Pour autant, M. Yves Bertoncini a déploré « la communication inadéquate des autorités européennes, qui communient dans une autre mystique, la mystique circulatoire. [...] Schengen, ce n'est pas que la liberté, c'est aussi la sécurité. [...] Il faut être très attentif à la façon dont Schengen est perçu et parfois mal défendu, y compris à Bruxelles par ceux-là mêmes qui prétendraient le soutenir ».
Votre commission d'enquête, au cours de ses différents déplacements, a acquis la conviction que, comme l'a résumé M. David Skuli au cours de son audition, « le contrôle aux frontières intérieures existe et s'avère efficace ». Il a ainsi indiqué que « plus de 61 000 non-admissions ont été prononcées depuis le 13 novembre [2015] . En l'absence du contrôle aux frontières intérieures, ces personnes se trouveraient sur notre territoire national. Plus de 54 000 fiches de recherche, dont plus de 10 000 « fiches S », ont été détectées. Ce contrôle présente donc un certain intérêt ». M. Pierre-Antoine Molina, directeur général des étrangers en France au ministère de l'intérieur, a abondé dans le même sens lors de son audition : le rétablissement du contrôle à la frontière a donné lieu « à 85 millions de contrôles en 2016 et a conduit, d'après les chiffres de la police aux frontières, à 63 000 décisions de non-admission, contre 15 000 en 2015 et 11 000 en 2014. Un tel taux peut certes s'expliquer par la pression migratoire aux frontières [...] , mais il souligne également que le rétablissement des contrôles aux frontières intérieures a donné à nos forces la possibilité juridique des contrôles en continu. En effet, en dehors des périodes de rétablissement du contrôle des frontières intérieures, nous n'avons pas la possibilité de le faire et l'article 78-2 du code de procédure pénale nous interdit de conduire des contrôles durant plus de six heures au même endroit dans la zone frontalière ».
Mais le directeur central de la police aux frontières a aussi ajouté que « rétablir les frontières intérieures après un attentat terroriste me paraît une réponse quelque peu réductrice ». En effet, « pour rétablir le contrôle aux frontières, il faut assurer sa conduite en mobilité », constat partagé par tous les interlocuteurs de terrain que votre commission d'enquête a rencontrés. Selon l'expression de M. Yves Bertoncini, l'enjeu est de « dissocier le contrôle et la frontière ».

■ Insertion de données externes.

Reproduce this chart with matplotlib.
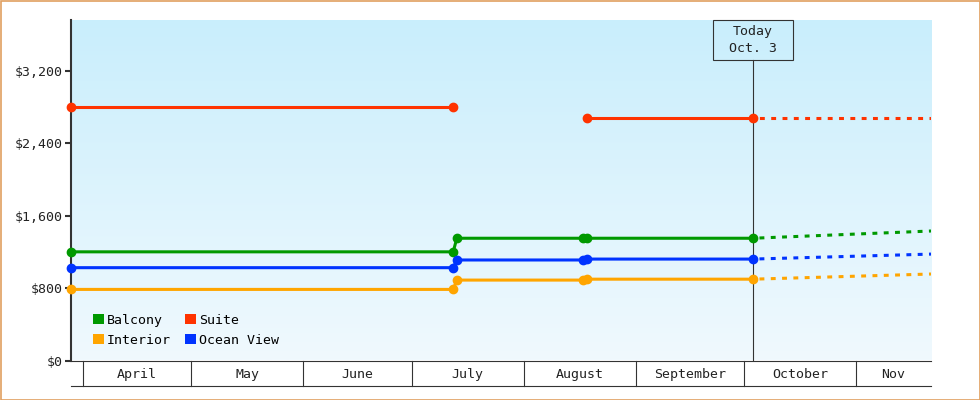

Selon M. Vincent Aussilloux, directeur du département Économie de France Stratégie, « pour avoir travaillé sur ces questions avec les douanes, je puis vous dire que l'efficacité des contrôles est bien meilleure quand ils ciblent en tout point du territoire des véhicules repérés à l'avance grâce à des informations spécifiques. Mobiliser un certain nombre de douaniers dans des guérites à des points de passage, entre la France et la Belgique par exemple, n'est pas nécessairement le meilleur moyen d'utiliser les ressources en hommes et en femmes dont disposent les douanes ». Il a indiqué que « les moyens humains et physiques qu'il faudrait déployer pour assurer un contrôle systématique [aux points de passage routier pour les voitures particulières, les autocars et les camions] sont bien entendu hors de notre portée. Ils seraient démesurés, d'autant que, même dans le cas des contrôles systématiques aux points de passage routier, les personnes voulant les éviter pourraient passer ailleurs, compte tenu de la topographie de notre territoire. Sauf à construire un mur - et encore -, le contrôle systématique des frontières ne serait donc pas possible ».

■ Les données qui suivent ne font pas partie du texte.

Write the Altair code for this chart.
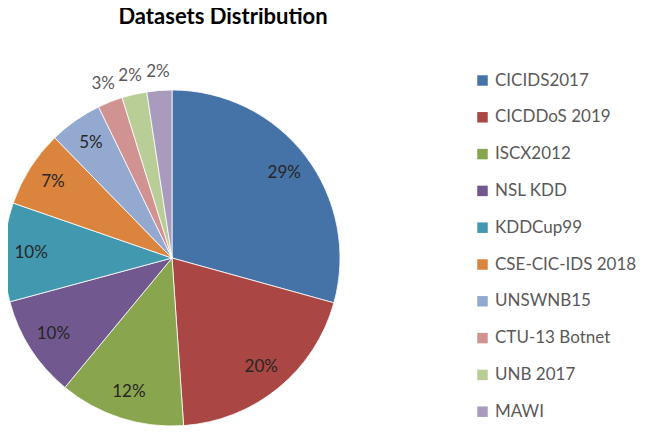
import altair as alt
import pandas as pd

title_text = "Datasets Distribution"
categories = ["CICIDS2017", "CICDDoS 2019", "ISCX2012", "NSL KDD", "KDDCup99",
              "CSE-CIC-IDS 2018", "UNSWNB15", "CTU-13 Botnet", "UNB 2017", "MAWI"]
values = [29.3, 19.6, 12.1, 9.8, 9.5, 7.4, 5.1, 2.4, 2.4, 2.4]
labels = ["29%", "20%", "12%", "10%", "10%", "7%", "5%", "3%", "2%", "2%"]
outside = [False, False, False, False, False, False, False, True, True, True]
colors = ["#4572A7", "#AA4643", "#89A54E", "#71588F", "#4198AF",
          "#DB843D", "#93A9CF", "#D19392", "#B9CD96", "#A99BBD"]

df = pd.DataFrame({
    "cat": categories,
    "val": values,
    "idx": list(range(len(categories))),
    "inner": [("" if o else l) for l, o in zip(labels, outside)],
    "outer": [(l if o else "") for l, o in zip(labels, outside)],
})

FONT = "Lato"

theta = alt.Theta("val:Q", stack=True)
order = alt.Order("idx:O")

color = alt.Color(
    "cat:N",
    scale=alt.Scale(domain=categories, range=colors),
    sort=categories,
    legend=alt.Legend(
        title=None, orient="none", legendX=466, legendY=-22,
        symbolType="square", symbolSize=110, symbolStrokeWidth=0,
        labelFont=FONT, labelFontSize=17, labelColor="#595959",
        rowPadding=18.8, labelOffset=4, labelLimit=200,
    ),
)

base = alt.Chart(df)

arcs = base.mark_arc(radius=168, stroke="white", strokeWidth=0.8).encode(
    theta=theta, order=order, color=color
)

inner_text = base.mark_text(radius=141, font=FONT, fontSize=17, color="#262626").encode(
    theta=theta, order=order, text="inner:N"
)

outer_text = base.mark_text(radius=187, font=FONT, fontSize=17, color="#595959").encode(
    theta=theta, order=order, text="outer:N"
)

title = alt.Chart(pd.DataFrame({"t": [title_text]})).mark_text(
    font=FONT, fontSize=22, fontWeight="bold", color="#000000",
    align="center", baseline="alphabetic",
).encode(text="t:N", x=alt.value(215), y=alt.value(-70))

chart = alt.layer(arcs, inner_text, outer_text, title).properties(
    width=328,
    height=328,
    background="white",
    autosize=alt.AutoSizeParams(type="none"),
    padding={"left": 0, "top": 86, "right": 302, "bottom": 17},
).configure_view(strokeWidth=0, stroke="transparent")

chart.save("out.html", embed_options={"renderer": "svg", "actions": False})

La préfecture des Alpes-Maritimes a expliqué à une délégation de la commission d'enquête que les contrôles aux heures de pointe sont aléatoires ou allégés, des contrôles visuels par exemple. Les contrôles doivent faire l'objet d'un dosage souvent délicat : ils ont été adaptés aux points de passage les plus chargés - jusqu'en 2015, 90 % des migrants empruntaient la voie ferroviaire si bien que tous les trains s'arrêtent désormais à Menton -, mais doivent aussi tenir compte du contexte - l'instruction gouvernementale de contrôles très poussés a pu susciter un peu de tensions à l'aéroport de Nice. Un contrôle à 100 % n'est de toute façon sans doute pas possible, en particulier lors de grands événements. D'éventuels excès ne doivent pas décrédibiliser le dispositif mis en place.
Enfin, et les déplacements effectués par votre commission d'enquête l'ont bien montré, mobiliser des moyens supplémentaires pour contrôler les frontières intérieures conduit , dans un contexte marqué par des contraintes budgétaires, à réduire les moyens alloués à d'autres missions .
Plus largement, M. Jean-Dominique Giuliani, président du conseil d'administration de la Fondation Robert Schuman, a considéré que « nul État dans le monde ne peut aujourd'hui être souverain sans coopération avec ses voisins et partenaires » et que « notre souveraineté passe par la coopération ».